[SURBL-Discuss] RFC: How to use new data source: URIs advertised through CBL-listed senders

Wed Apr 20 09:45:42 CEST 2005

On Tuesday, April 19, 2005, 12:31:30 PM, Alain Alain wrote:

> 3 idea's :

> 1) Use the base data used for sc.  Before inclusion you want a nr of
> reports to spamcop (I doin't recall it but let's say 20), before
> adding it to sc.  A domain that appears on both the CBL datafeed and
> the sc datafeed on the "same" time, is far more likely spam.  You
> could either use the new datafeed to selective lower the threshold for
> sc (not really my first choice) or use the occurences inside the sc
> datafeed to lower the threshold for the new list.  Only a few
> occurences (more than one) on the sc datafeed would be enough in that
> case.

Yes, or use some kind of sliding threshold for XS inclusion based
on number of SC hits.  The SC data is pretty good and in
aggregation is a pretty powerful indicator of spammyness.  URIs
that hit SC and CBL around the same time are probably spammy, and
manual SC reports probably don't get too many major ham sites too
often (e.g., most people would not report amazon.com or yahoo.com
to SpamCop, even if they appeared in spams).

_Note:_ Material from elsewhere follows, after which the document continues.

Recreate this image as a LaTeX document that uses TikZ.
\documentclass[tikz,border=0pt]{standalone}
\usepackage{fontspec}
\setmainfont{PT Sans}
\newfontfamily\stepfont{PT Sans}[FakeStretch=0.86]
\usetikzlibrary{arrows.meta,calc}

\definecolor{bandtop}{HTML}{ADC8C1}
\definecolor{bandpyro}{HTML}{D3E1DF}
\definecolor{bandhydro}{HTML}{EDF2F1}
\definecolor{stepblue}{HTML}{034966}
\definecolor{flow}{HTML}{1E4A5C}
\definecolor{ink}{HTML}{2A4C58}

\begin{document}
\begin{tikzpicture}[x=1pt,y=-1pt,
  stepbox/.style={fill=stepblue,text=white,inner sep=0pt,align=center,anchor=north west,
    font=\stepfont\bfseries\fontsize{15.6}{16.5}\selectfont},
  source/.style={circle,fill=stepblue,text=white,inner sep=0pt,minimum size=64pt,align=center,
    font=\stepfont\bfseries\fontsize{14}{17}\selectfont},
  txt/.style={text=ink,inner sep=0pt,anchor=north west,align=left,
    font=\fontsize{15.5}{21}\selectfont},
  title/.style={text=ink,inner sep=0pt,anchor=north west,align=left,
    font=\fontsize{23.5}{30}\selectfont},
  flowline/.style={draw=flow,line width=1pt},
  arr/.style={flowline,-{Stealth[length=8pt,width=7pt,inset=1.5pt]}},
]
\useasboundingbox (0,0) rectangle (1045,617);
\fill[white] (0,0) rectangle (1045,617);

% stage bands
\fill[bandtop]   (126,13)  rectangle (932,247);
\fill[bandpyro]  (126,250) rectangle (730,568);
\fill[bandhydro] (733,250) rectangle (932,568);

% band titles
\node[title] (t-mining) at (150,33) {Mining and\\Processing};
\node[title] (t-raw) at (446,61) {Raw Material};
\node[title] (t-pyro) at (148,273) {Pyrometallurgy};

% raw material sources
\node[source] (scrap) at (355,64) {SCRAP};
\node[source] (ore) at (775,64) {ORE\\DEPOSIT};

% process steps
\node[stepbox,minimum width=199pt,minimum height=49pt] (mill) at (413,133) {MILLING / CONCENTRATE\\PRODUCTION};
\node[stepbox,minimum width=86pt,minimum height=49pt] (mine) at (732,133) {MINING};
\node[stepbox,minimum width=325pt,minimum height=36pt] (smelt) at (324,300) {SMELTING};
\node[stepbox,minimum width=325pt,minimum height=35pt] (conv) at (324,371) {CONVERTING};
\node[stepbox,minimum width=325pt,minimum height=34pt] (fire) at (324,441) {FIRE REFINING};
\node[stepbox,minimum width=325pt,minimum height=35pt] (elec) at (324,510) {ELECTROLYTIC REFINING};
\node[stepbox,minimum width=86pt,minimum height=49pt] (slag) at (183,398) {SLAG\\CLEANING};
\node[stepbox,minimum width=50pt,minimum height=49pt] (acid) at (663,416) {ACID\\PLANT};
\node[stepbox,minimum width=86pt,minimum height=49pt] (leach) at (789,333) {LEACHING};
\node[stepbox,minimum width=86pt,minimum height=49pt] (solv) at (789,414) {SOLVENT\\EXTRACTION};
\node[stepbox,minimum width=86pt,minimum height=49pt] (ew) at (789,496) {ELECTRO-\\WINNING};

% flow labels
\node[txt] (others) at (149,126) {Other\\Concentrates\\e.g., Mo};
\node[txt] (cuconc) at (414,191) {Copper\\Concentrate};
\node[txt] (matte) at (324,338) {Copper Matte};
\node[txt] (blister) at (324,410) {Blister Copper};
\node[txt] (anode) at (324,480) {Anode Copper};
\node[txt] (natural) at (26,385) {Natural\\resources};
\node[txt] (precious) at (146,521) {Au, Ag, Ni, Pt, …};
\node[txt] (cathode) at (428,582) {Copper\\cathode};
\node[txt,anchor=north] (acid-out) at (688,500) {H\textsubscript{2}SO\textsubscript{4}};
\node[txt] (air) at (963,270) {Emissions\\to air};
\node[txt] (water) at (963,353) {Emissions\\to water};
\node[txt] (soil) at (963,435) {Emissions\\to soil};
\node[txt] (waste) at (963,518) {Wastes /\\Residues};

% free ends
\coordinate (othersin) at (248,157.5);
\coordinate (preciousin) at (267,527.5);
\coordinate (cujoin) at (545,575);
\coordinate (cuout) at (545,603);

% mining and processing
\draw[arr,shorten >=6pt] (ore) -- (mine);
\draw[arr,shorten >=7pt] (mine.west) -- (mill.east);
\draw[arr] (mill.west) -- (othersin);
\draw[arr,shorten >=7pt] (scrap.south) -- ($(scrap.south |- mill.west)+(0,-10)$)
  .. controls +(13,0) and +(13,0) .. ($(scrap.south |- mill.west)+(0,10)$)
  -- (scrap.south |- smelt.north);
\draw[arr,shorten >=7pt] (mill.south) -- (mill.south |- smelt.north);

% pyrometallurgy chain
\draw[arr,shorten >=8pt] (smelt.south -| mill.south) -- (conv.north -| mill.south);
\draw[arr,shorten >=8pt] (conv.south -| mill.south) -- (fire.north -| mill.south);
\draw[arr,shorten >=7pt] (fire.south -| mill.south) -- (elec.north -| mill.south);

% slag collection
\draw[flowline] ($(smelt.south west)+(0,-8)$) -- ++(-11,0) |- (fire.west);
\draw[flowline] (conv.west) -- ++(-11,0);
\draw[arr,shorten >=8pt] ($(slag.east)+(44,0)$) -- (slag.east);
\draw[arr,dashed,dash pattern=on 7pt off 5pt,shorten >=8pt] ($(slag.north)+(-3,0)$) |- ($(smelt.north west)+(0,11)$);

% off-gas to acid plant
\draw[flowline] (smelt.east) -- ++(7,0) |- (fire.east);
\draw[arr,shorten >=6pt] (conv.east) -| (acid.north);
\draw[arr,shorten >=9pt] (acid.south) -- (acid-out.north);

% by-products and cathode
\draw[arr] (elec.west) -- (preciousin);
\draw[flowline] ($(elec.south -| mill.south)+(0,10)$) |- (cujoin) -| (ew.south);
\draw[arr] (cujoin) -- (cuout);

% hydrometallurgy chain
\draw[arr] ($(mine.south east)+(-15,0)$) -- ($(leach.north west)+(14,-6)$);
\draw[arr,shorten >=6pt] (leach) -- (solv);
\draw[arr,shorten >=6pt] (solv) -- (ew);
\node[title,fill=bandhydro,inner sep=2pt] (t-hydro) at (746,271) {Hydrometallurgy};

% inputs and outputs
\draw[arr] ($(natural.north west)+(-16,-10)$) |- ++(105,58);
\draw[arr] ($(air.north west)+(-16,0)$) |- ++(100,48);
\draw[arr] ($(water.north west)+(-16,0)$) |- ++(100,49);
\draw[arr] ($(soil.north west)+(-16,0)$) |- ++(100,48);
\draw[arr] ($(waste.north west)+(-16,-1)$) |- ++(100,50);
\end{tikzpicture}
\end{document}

> 2) Try to get a big lists with domains that are probably ok (not
> whitelist as such, but a greylist to avoid automaticaly adding
> domains).  They are probably not as fast moving than spam domains (aka
> this list wouldn't need very frequent updating)

> a) use data from large proxyservers

> b) use data from inside e-mails that passed a spamfilter as ham.  

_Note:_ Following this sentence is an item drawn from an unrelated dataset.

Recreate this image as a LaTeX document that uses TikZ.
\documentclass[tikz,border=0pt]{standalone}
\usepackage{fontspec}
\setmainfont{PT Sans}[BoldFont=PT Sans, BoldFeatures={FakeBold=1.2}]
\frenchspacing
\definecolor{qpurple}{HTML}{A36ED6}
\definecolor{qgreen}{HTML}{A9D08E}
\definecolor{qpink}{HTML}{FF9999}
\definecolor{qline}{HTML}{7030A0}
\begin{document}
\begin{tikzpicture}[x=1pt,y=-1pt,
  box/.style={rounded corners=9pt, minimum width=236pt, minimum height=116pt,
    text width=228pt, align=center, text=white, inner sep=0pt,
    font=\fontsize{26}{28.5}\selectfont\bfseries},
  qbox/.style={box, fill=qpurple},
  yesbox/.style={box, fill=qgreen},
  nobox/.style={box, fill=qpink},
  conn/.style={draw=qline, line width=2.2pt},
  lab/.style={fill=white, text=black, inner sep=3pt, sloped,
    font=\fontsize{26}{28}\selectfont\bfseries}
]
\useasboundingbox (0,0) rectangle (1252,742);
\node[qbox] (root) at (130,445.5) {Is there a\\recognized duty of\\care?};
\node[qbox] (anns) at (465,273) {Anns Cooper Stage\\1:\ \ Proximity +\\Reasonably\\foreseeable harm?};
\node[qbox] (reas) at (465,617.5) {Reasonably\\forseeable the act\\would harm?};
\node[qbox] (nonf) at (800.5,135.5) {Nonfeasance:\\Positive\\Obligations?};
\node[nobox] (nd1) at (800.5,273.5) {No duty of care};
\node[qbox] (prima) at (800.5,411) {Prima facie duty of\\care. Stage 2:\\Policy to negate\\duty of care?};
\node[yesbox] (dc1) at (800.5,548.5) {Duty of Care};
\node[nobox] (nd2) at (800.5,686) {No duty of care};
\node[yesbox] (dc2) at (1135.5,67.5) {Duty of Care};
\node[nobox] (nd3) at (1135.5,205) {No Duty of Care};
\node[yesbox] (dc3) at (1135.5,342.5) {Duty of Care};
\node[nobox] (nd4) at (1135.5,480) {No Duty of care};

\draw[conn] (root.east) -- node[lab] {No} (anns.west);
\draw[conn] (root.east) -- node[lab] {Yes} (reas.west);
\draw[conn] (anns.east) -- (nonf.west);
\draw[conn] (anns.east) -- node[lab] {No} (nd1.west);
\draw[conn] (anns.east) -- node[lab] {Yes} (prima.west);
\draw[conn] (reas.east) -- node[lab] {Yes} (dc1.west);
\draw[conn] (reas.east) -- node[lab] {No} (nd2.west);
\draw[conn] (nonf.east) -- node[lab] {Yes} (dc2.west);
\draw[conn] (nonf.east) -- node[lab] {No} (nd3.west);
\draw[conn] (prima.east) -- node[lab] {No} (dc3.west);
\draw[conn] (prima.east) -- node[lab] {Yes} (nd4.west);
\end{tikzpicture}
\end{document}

> While there are privacy issues with both techniques, they are probably
> small from practical viewpoint when using large quantities and a
> rather high threshold before inclusion.

> Alain

b) We actually have a source of anonymous ham URIs from a medium-
sized ISP that I have not had time to use yet.  Your suggestion
would indeed be a good application of that ham data.

a) Large web proxies could also be used as a whitening factor for
domains, assuming most people don't visit spam sites, at least
not as often as they visit ham sites, which is probably a pretty
safe assumption, in aggregate.

Does anyone have access to large web proxy server data that they
could anonymize and share or publish?  Does anyone know if data
like that is perhaps already published somewhere on the Internet?

Jeff C.
--
"If it appears in hams, then don't list it."